In our first feedback loop (Features → Data) we should think about whether we’re collecting all the data we need for the above identifiers, and in particular we should look for links between identifiers, i.e. particular messages that contain two different identifiers so that we can reliably link them. A good example would be DHCP logs, which link a MAC address with its assigned IP address at a particular time.

It’s OK if we’re not extracting every bit of metadata at first. As you progress through the analysis mainline and build analytics, you’ll identify more pieces of metadata that you need, and you can add feature extractions to pull them out of the raw data (or identify more data sources that you need). A disciplined thought process around the feedbacks (e.g. from Entities → Features → Data) will help us to fill in the gaps.

One caution: when engineering an analysis system, don’t roll feature extraction directly into your more advanced stages of analysis. In other words, don’t pull raw messages, extract features and aggregate them in the same analysis script — what you end up doing in that case is replicating the same feature extractions in multiple (and probably many) places, which makes your whole system fragile.
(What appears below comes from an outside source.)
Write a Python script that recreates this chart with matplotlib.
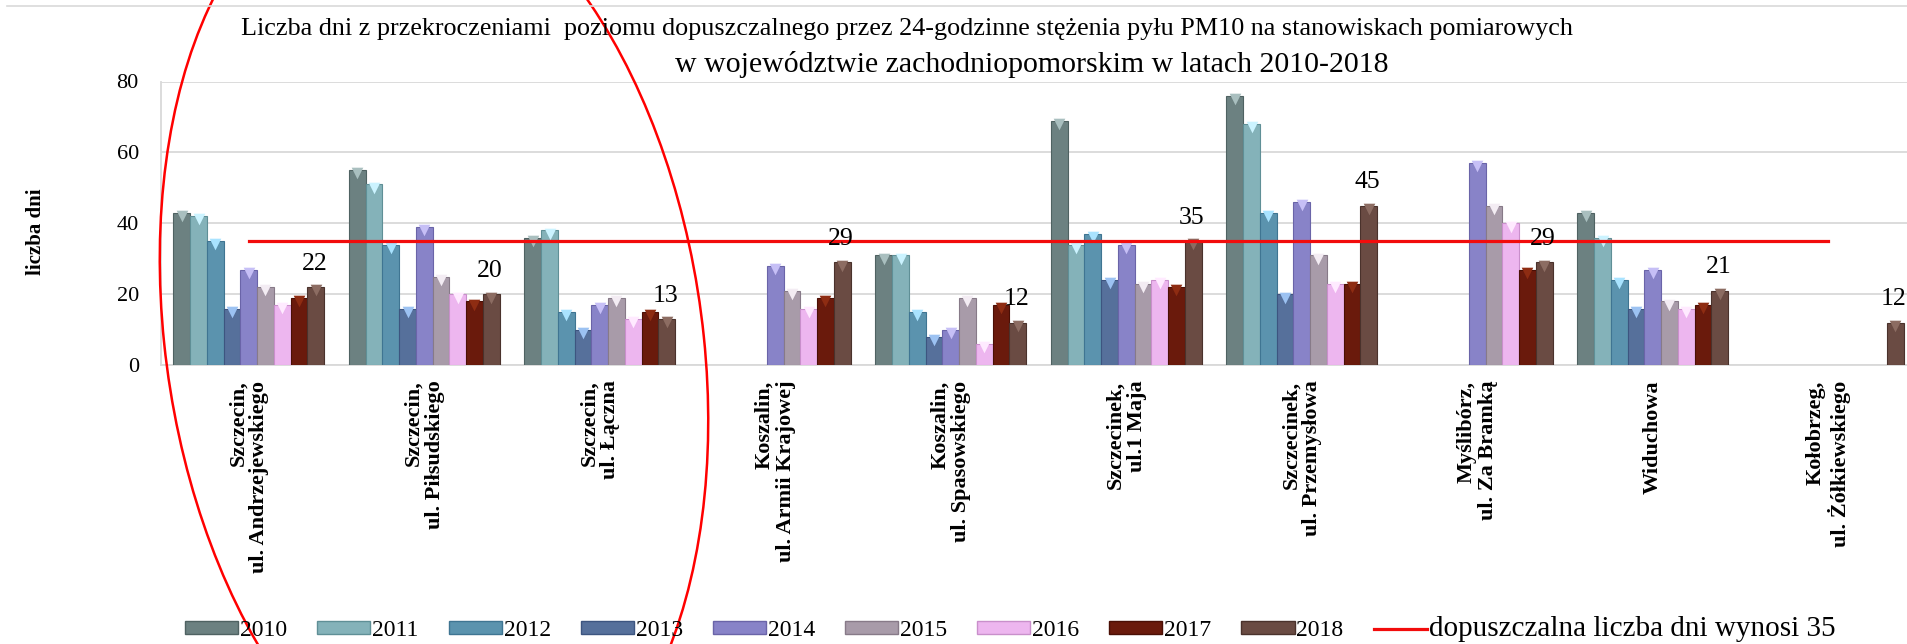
import numpy as np
import matplotlib
matplotlib.use("Agg")
import matplotlib.pyplot as plt
from matplotlib.patches import Patch, Ellipse
from matplotlib.lines import Line2D

nan = np.nan

# stanowiska pomiarowe
stations = [
    "Szczecin,\nul. Andrzejewskiego",
    "Szczecin,\nul. Piłsudskiego",
    "Szczecin,\nul. Łączna",
    "Koszalin,\nul. Armii Krajowej",
    "Koszalin,\nul. Spasowskiego",
    "Szczecinek,\nul.1 Maja",
    "Szczecinek,\nul. Przemysłowa",
    "Myślibórz,\nul. Za Bramką",
    "Widuchowa",
    "Kołobrzeg,\nul. Żółkiewskiego",
]
years = ["2010", "2011", "2012", "2013", "2014", "2015", "2016", "2017", "2018"]

v2010 = [43, 55, 36, nan, 31, 69, 76, nan, 43, nan]
v2011 = [42, 51, 38, nan, 31, 34, 68, nan, 36, nan]
v2012 = [35, 34, 15, nan, 15, 37, 43, nan, 24, nan]
v2013 = [16, 16, 10, nan, 8, 24, 20, nan, 16, nan]
v2014 = [27, 39, 17, 28, 10, 34, 46, 57, 27, nan]
v2015 = [22, 25, 19, 21, 19, 23, 31, 45, 18, nan]
v2016 = [17, 20, 13, 16, 6, 24, 23, 40, 16, nan]
v2017 = [19, 18, 15, 19, 17, 22, 23, 27, 17, nan]
v2018 = [22, 20, 13, 29, 12, 35, 45, 29, 21, 12]
limit = 35

series = [v2010, v2011, v2012, v2013, v2014, v2015, v2016, v2017, v2018]
colors = ["#6C8181", "#84B2B9", "#5B93AE", "#56709B", "#8883C8",
          "#A89BA9", "#EDB6EF", "#6A1A0C", "#6A4B43"]
edges = ["#4F6262", "#5F8F96", "#3F7592", "#3D5580", "#6A64A8",
         "#877A88", "#C98FCB", "#4A0F05", "#4A322C"]
caps = ["#A9BFBF", "#CBF3FF", "#A9E3FF", "#9CC2F2", "#C6BFF6",
        "#F3ECF3", "#FFEAFF", "#8E2C12", "#8C6C62"]

plt.rcParams["font.family"] = ["Liberation Serif", "DejaVu Serif"]

fig = plt.figure(figsize=(19.08, 6.44), dpi=100)
ax = fig.add_axes([161 / 1908, 1 - 365.3 / 644, 1 - 161 / 1908, (365.3 - 81.5) / 644])

x = np.arange(len(stations))
w = 0.0954
for i, (vals, c, ec, cc) in enumerate(zip(series, colors, edges, caps)):
    vals = np.array(vals, dtype=float)
    ok = ~np.isnan(vals)
    xs = x[ok] + (i - 4) * w
    ax.bar(xs, vals[ok], width=w, color=c, edgecolor=ec, linewidth=0.8, zorder=3)
    ax.scatter(xs, vals[ok] - 0.9, marker="v", s=70, color=cc, linewidths=0, zorder=4)

ax.plot(x, [limit] * len(x), color="#F20C0C", linewidth=2.3, zorder=5)

# etykiety dla 2018
for xi, v in zip(x, v2018):
    ax.annotate(str(v), (xi + 4 * w, v), xytext=(-1, 17), textcoords="offset points",
                ha="center", va="center", fontsize=18.5, zorder=6)

ax.set_ylim(0, 80)
ax.set_xlim(-0.5, -0.5 + (1908 - 161) / 175.5)
ax.set_yticks([0, 20, 40, 60, 80])
ax.tick_params(axis="y", labelsize=16, length=0, pad=16)
ax.set_xticks(x)
ax.set_xticklabels(stations, rotation=90, fontsize=16, fontweight="bold",
                   va="top", ha="center", multialignment="right", linespacing=1.1)
ax.tick_params(axis="x", length=0, pad=11)
ax.grid(axis="y", color="#D9D9D9", linewidth=1.3, zorder=0)
for s in ["top", "right"]:
    ax.spines[s].set_visible(False)
ax.spines["left"].set_color("#D9D9D9")
ax.spines["bottom"].set_color("#D9D9D9")
ax.spines["left"].set_linewidth(1.3)
ax.spines["bottom"].set_linewidth(1.3)

fig.text(36 / 1908, 1 - 232 / 644, "liczba dni", rotation=90, ha="center", va="center",
         fontsize=15, fontweight="bold")

fig.text(907 / 1908, 1 - 29 / 644,
         "Liczba dni z przekroczeniami  poziomu dopuszczalnego przez 24-godzinne stężenia pyłu PM10 na stanowiskach pomiarowych",
         ha="center", va="center", fontsize=18.8)
fig.text(1032 / 1908, 1 - 65 / 644,
         "w województwie zachodniopomorskim w latach 2010-2018",
         ha="center", va="center", fontsize=21.5)

handles = [Patch(facecolor=c, edgecolor=ec, label=y) for c, ec, y in zip(colors, edges, years)]
handles.append(Line2D([0], [0], color="#F20C0C", linewidth=2.3, label="dopuszczalna liczba dni wynosi 35"))
leg = fig.legend(handles=handles, loc="center left", bbox_to_anchor=(185 / 1908, 1 - 629 / 644),
                 ncol=10, frameon=False, fontsize=17, handlelength=2.25, handleheight=0.45,
                 handletextpad=0.08, columnspacing=1.27, borderpad=0, borderaxespad=0)
leg.get_texts()[-1].set_fontsize(21)

# linia u góry i odręczna elipsa
fig.add_artist(Line2D([7 / 1908, 1], [1 - 6 / 644, 1 - 6 / 644], color="#D9D9D9", linewidth=1.2))
fig.add_artist(Ellipse((434 / 1908, 1 - 340 / 644), 540 / 1908, 945 / 644, angle=2,
                       fill=False, edgecolor="#FF0000", linewidth=1.8))

fig.savefig("out.png", dpi=100)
What happens if the input message format changes? You’ll have to hunt down each place where you do the feature extraction and fix all of them.

Instead, view Feature Extraction as a distinct step of analysis. From your raw messages, start to create structured messages (that carry along the raw input as one part of the message) and populate each with the extracted features. Then, later stages of analysis can operate on the structured fields and not the raw data. If an input message changes, you fix parsing in one place, and all downstream processes are fixed simultaneously.

By the way, for structured data you should use one of the binary serialization formats (for example: Thrift, Avro, or Protobuf). JSON is pretty wasteful as a storage format because of repeated keys, and don’t even think about XML. Which binary format to use probably will depend more on your toolchain than on performance, so go for ease of integration.